Songeons ici au thème de la veille, que répète Blanchot dans ses derniers textes (« veiller sur le sens absent », voir p. 224-23 1) – le même thème que chez Lévinas, mais pas tout à fait. Songeons-y à partir du récit que Roger Lapone, écrivain proche de Blanchot et récemment disparu, publie en 1963 sous ce titre précisément, La Veille. Blanchot, Foucault et Lévinas auront écrit sur ce récit des pages à chaque fois admirables. Celles de Lévinas s’achèvent par un nom, un seul, mais celui que pour lui toute la pensée ou la littérature ne font que dire, ou attendre (« Le langage, c’est le fait qu’un seul nom toujours se profère : Dieu. » Noms propres, 1976, p. 137).
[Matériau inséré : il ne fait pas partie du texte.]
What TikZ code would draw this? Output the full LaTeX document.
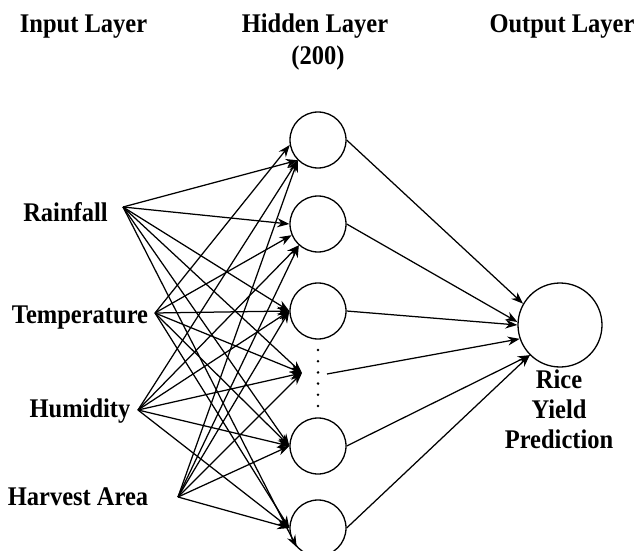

Mais ce nom, le récit de Roger Laporte ne le prononce pas, en cela récit du neutre, récit de la pure veille, retenue dans la réserve et l’équivoque du sans-nom, expérience radicale où jamais puisqu’elle a lieu avant tout phénomène, avant toute possibilité de voir ou de nommer. Ce que nous avons à veiller, faut-il pourtant le taire ?
Remercions Marlène Zarader de nous avoir reconduits à ces questions.